→ SET PROBLEM
Each entry below should be echoed exactly, with pictures omitted.

→ DATA RECORDS
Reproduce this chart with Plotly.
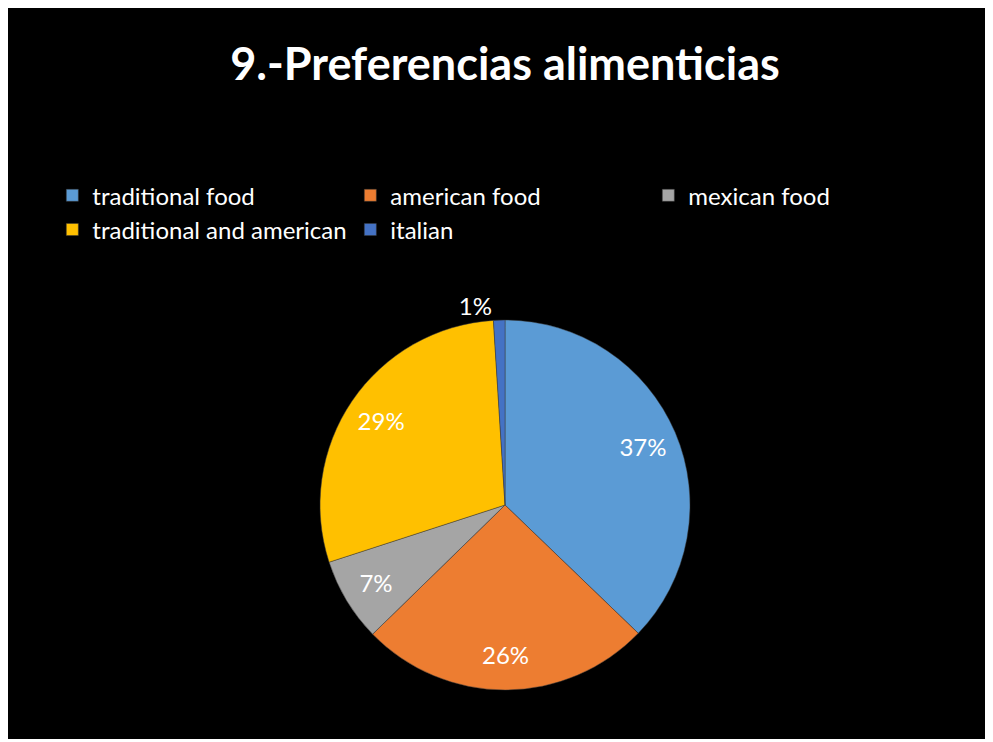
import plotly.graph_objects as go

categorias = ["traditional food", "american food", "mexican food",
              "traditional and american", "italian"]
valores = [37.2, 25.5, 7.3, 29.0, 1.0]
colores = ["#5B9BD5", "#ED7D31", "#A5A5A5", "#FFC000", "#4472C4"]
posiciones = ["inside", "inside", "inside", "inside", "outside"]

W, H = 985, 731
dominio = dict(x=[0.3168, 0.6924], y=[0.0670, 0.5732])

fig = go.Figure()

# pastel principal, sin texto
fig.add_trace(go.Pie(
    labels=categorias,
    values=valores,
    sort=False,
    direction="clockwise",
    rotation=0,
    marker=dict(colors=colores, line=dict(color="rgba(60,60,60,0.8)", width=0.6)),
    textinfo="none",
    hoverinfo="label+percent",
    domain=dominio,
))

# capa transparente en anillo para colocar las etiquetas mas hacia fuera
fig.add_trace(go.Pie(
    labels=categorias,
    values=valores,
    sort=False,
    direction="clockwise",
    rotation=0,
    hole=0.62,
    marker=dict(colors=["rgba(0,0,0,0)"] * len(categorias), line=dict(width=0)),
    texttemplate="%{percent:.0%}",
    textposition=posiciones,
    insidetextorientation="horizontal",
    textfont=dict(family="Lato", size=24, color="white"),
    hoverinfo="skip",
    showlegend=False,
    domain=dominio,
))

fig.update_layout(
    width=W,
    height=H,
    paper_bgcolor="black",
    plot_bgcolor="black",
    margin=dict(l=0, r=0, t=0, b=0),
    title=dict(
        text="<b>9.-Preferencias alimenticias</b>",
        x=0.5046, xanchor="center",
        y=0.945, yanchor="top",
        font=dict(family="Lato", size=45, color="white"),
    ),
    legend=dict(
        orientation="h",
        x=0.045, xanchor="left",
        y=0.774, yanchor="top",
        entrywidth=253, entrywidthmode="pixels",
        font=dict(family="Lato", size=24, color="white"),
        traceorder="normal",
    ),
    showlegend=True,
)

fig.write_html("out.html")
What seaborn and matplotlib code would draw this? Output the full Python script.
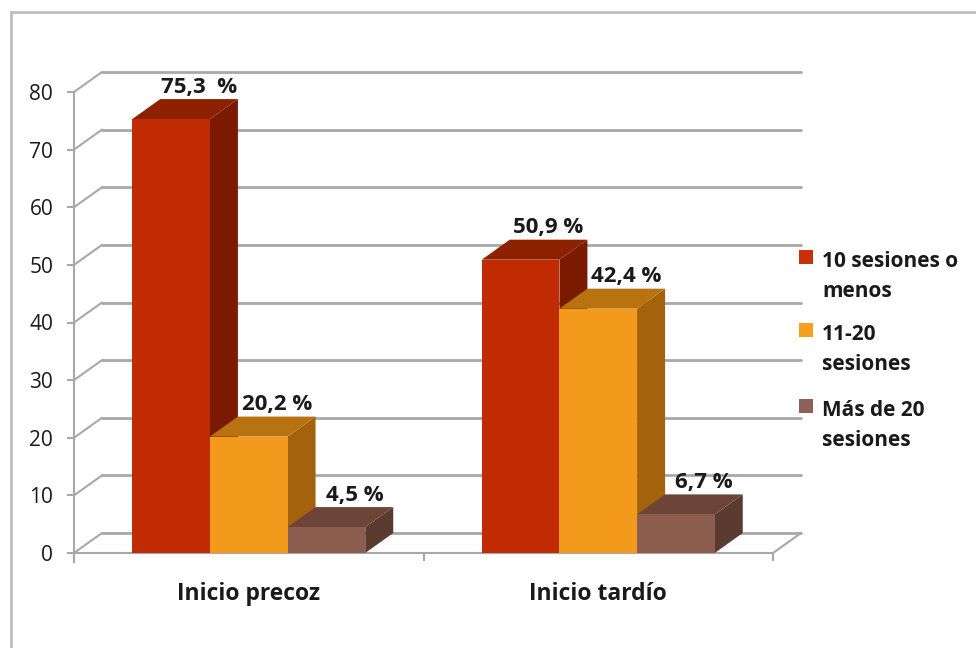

→ RESPONSE TO THE EXERCISE
Reproduce this chart with Plotly.
import plotly.graph_objects as go

categorias = ["traditional food", "american food", "mexican food",
              "traditional and american", "italian"]
valores = [37.2, 25.5, 7.3, 29.0, 1.0]
colores = ["#5B9BD5", "#ED7D31", "#A5A5A5", "#FFC000", "#4472C4"]
posiciones = ["inside", "inside", "inside", "inside", "outside"]

W, H = 985, 731
dominio = dict(x=[0.3168, 0.6924], y=[0.0670, 0.5732])

fig = go.Figure()

# pastel principal, sin texto
fig.add_trace(go.Pie(
    labels=categorias,
    values=valores,
    sort=False,
    direction="clockwise",
    rotation=0,
    marker=dict(colors=colores, line=dict(color="rgba(60,60,60,0.8)", width=0.6)),
    textinfo="none",
    hoverinfo="label+percent",
    domain=dominio,
))

# capa transparente en anillo para colocar las etiquetas mas hacia fuera
fig.add_trace(go.Pie(
    labels=categorias,
    values=valores,
    sort=False,
    direction="clockwise",
    rotation=0,
    hole=0.62,
    marker=dict(colors=["rgba(0,0,0,0)"] * len(categorias), line=dict(width=0)),
    texttemplate="%{percent:.0%}",
    textposition=posiciones,
    insidetextorientation="horizontal",
    textfont=dict(family="Lato", size=24, color="white"),
    hoverinfo="skip",
    showlegend=False,
    domain=dominio,
))

fig.update_layout(
    width=W,
    height=H,
    paper_bgcolor="black",
    plot_bgcolor="black",
    margin=dict(l=0, r=0, t=0, b=0),
    title=dict(
        text="<b>9.-Preferencias alimenticias</b>",
        x=0.5046, xanchor="center",
        y=0.945, yanchor="top",
        font=dict(family="Lato", size=45, color="white"),
    ),
    legend=dict(
        orientation="h",
        x=0.045, xanchor="left",
        y=0.774, yanchor="top",
        entrywidth=253, entrywidthmode="pixels",
        font=dict(family="Lato", size=24, color="white"),
        traceorder="normal",
    ),
    showlegend=True,
)

fig.write_html("out.html")
What seaborn and matplotlib code would draw this? Output the full Python script.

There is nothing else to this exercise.